## Exercise brief
Comb the records below for the string "React" and copy each line where it turns up.

## Data for this exercise
========

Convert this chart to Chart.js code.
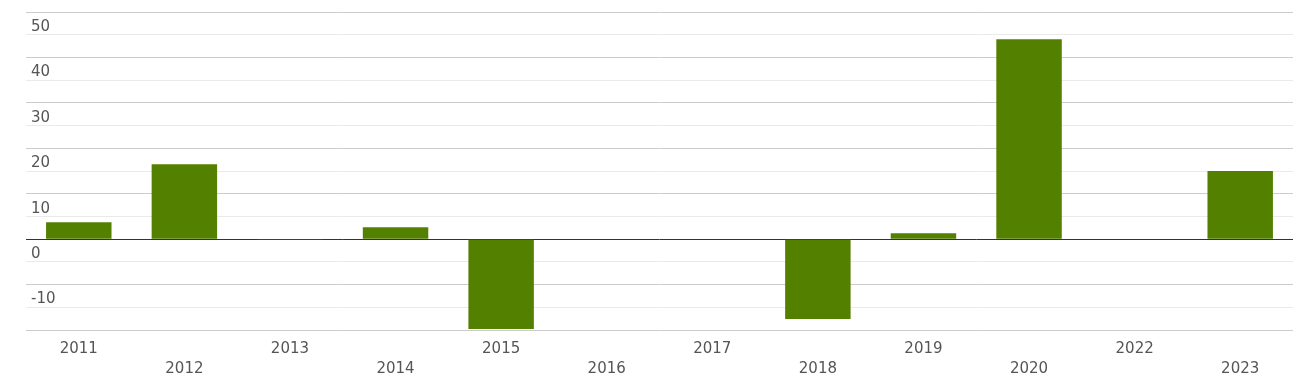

========

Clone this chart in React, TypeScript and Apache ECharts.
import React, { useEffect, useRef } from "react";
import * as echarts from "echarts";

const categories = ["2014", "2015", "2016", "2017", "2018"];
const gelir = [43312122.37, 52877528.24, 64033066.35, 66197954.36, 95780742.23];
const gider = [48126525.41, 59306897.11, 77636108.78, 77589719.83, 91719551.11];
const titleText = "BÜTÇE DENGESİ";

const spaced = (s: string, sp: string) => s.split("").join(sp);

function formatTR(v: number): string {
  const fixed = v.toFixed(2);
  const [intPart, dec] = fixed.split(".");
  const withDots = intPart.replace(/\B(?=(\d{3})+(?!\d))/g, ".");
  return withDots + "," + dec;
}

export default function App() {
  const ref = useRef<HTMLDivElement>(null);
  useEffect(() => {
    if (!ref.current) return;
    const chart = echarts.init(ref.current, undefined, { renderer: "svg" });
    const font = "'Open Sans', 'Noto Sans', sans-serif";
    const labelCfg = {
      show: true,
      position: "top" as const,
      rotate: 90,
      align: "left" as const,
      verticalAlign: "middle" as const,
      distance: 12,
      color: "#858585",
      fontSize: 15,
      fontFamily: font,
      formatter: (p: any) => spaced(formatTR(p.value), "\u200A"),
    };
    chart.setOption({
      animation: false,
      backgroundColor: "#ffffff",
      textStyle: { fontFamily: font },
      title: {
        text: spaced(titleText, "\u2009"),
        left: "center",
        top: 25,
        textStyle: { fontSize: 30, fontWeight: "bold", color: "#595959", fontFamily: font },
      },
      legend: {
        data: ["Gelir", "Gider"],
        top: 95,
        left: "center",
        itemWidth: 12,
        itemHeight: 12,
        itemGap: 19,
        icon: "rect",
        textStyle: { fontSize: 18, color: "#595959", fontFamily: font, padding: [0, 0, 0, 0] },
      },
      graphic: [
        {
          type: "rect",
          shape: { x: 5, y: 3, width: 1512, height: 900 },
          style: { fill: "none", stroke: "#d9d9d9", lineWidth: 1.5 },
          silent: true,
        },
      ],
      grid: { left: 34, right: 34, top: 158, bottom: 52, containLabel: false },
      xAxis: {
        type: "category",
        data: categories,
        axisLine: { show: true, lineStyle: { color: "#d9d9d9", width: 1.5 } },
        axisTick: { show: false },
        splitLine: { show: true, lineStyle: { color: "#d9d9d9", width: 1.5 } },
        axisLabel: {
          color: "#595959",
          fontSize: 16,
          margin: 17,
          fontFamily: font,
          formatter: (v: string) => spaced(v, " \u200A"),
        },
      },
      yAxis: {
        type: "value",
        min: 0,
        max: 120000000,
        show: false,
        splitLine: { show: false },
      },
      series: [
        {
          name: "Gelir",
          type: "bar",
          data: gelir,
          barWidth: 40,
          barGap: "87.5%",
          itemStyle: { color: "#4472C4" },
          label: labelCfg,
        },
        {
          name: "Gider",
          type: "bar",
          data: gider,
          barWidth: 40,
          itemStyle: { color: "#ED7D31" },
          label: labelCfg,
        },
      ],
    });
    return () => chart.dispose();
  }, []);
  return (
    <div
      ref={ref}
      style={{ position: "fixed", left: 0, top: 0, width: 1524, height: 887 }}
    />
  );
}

========

## Written solution
Clone this chart in React, TypeScript and Apache ECharts.
import React, { useEffect, useRef } from "react";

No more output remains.